GOAL —
Below is a listing; write it out exactly and drop any images from it.

SOURCE MATERIAL —
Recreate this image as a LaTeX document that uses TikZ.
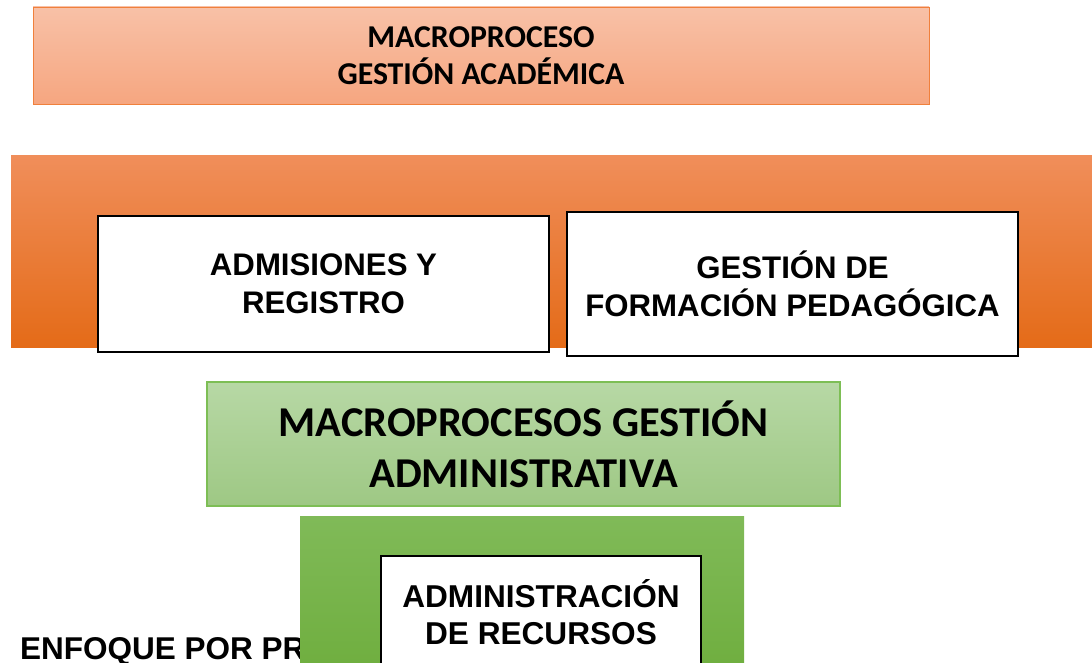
\documentclass[tikz,border=0pt]{standalone}
\usepackage{fontspec}
\setmainfont{Liberation Sans}
\newfontfamily\calibri{Carlito}
\definecolor{acadtop}{RGB}{248,193,167}
\definecolor{acadbot}{RGB}{246,166,128}
\definecolor{acadline}{RGB}{240,128,60}
\definecolor{bandtop}{RGB}{240,142,90}
\definecolor{bandmid}{RGB}{244,128,38}
\definecolor{bandbot}{RGB}{228,107,24}
\definecolor{admtop}{RGB}{183,216,165}
\definecolor{admbot}{RGB}{158,200,132}
\definecolor{admline}{RGB}{125,190,85}
\definecolor{rectop}{RGB}{128,186,88}
\definecolor{recbot}{RGB}{108,172,58}

\begin{document}
\begin{tikzpicture}[x=1pt,y=-1pt,
  macro/.style={font=\calibri\bfseries, align=center, inner sep=0pt},
  proc/.style={draw=black, line width=2.2pt, fill=white, align=center, inner sep=0pt,
    font=\bfseries\fontsize{31.2}{38}\selectfont}]
\useasboundingbox (0,0) rectangle (1092,663);
\clip (0,0) rectangle (1092,663);

% macroproceso academico
\node[macro, draw=acadline, line width=0.8pt, top color=acadtop, bottom color=acadbot,
  minimum width=896pt, minimum height=97pt, font=\calibri\bfseries\fontsize{31.8}{37}\selectfont]
  (acad) at (481,55.5) {MACROPROCESO\\GESTIÓN ACADÉMICA};
\node[inner sep=0pt, top color=bandtop, middle color=bandmid, bottom color=bandbot,
  minimum width=1089pt, minimum height=191pt] (banda) at (555.5,251.5) {};
\node[proc, minimum width=451pt, minimum height=136pt] (admisiones) at (323.5,284) {ADMISIONES Y\\REGISTRO};
\node[proc, minimum width=451pt, minimum height=144pt] (formacion) at (792.5,284) {GESTIÓN DE\\FORMACIÓN PEDAGÓGICA};

% macroproceso administrativo
\node[macro, draw=admline, line width=1.2pt, top color=admtop, bottom color=admbot,
  minimum width=633pt, minimum height=124pt, font=\calibri\bfseries\fontsize{42.5}{51}\selectfont]
  (admin) at (523.5,444) {MACROPROCESOS GESTIÓN\\ADMINISTRATIVA};
\node[anchor=base west, inner sep=0pt, font=\bfseries\fontsize{31.5}{36}\selectfont]
  (enfoque) at (20,659) {ENFOQUE POR PROCESOS};
\node[inner sep=0pt, top color=rectop, bottom color=recbot,
  minimum width=444pt, minimum height=184pt] (marco) at (522,608) {};
\node[proc, minimum width=320pt, minimum height=112pt, font=\bfseries\fontsize{31.6}{37}\selectfont]
  (recursos) at (541,612) {ADMINISTRACIÓN\\DE RECURSOS};
\end{tikzpicture}
\end{document}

SOLUTION TO THIS PROBLEM —
Recreate this image as a LaTeX document that uses TikZ.
\documentclass[tikz,border=0pt]{standalone}
\usepackage{fontspec}
\setmainfont{Liberation Sans}
\newfontfamily\calibri{Carlito}
\definecolor{acadtop}{RGB}{248,193,167}
\definecolor{acadbot}{RGB}{246,166,128}
\definecolor{acadline}{RGB}{240,128,60}
\definecolor{bandtop}{RGB}{240,142,90}
\definecolor{bandmid}{RGB}{244,128,38}
\definecolor{bandbot}{RGB}{228,107,24}
\definecolor{admtop}{RGB}{183,216,165}
\definecolor{admbot}{RGB}{158,200,132}
\definecolor{admline}{RGB}{125,190,85}
\definecolor{rectop}{RGB}{128,186,88}
\definecolor{recbot}{RGB}{108,172,58}

\begin{document}
\begin{tikzpicture}[x=1pt,y=-1pt,
  macro/.style={font=\calibri\bfseries, align=center, inner sep=0pt},
  proc/.style={draw=black, line width=2.2pt, fill=white, align=center, inner sep=0pt,
    font=\bfseries\fontsize{31.2}{38}\selectfont}]
\useasboundingbox (0,0) rectangle (1092,663);
\clip (0,0) rectangle (1092,663);

% macroproceso academico
\node[macro, draw=acadline, line width=0.8pt, top color=acadtop, bottom color=acadbot,
  minimum width=896pt, minimum height=97pt, font=\calibri\bfseries\fontsize{31.8}{37}\selectfont]
  (acad) at (481,55.5) {MACROPROCESO\\GESTIÓN ACADÉMICA};
\node[inner sep=0pt, top color=bandtop, middle color=bandmid, bottom color=bandbot,
  minimum width=1089pt, minimum height=191pt] (banda) at (555.5,251.5) {};
\node[proc, minimum width=451pt, minimum height=136pt] (admisiones) at (323.5,284) {ADMISIONES Y\\REGISTRO};
\node[proc, minimum width=451pt, minimum height=144pt] (formacion) at (792.5,284) {GESTIÓN DE\\FORMACIÓN PEDAGÓGICA};

% macroproceso administrativo
\node[macro, draw=admline, line width=1.2pt, top color=admtop, bottom color=admbot,
  minimum width=633pt, minimum height=124pt, font=\calibri\bfseries\fontsize{42.5}{51}\selectfont]
  (admin) at (523.5,444) {MACROPROCESOS GESTIÓN\\ADMINISTRATIVA};
\node[anchor=base west, inner sep=0pt, font=\bfseries\fontsize{31.5}{36}\selectfont]
  (enfoque) at (20,659) {ENFOQUE POR PROCESOS};
\node[inner sep=0pt, top color=rectop, bottom color=recbot,
  minimum width=444pt, minimum height=184pt] (marco) at (522,608) {};
\node[proc, minimum width=320pt, minimum height=112pt, font=\bfseries\fontsize{31.6}{37}\selectfont]
  (recursos) at (541,612) {ADMINISTRACIÓN\\DE RECURSOS};
\end{tikzpicture}
\end{document}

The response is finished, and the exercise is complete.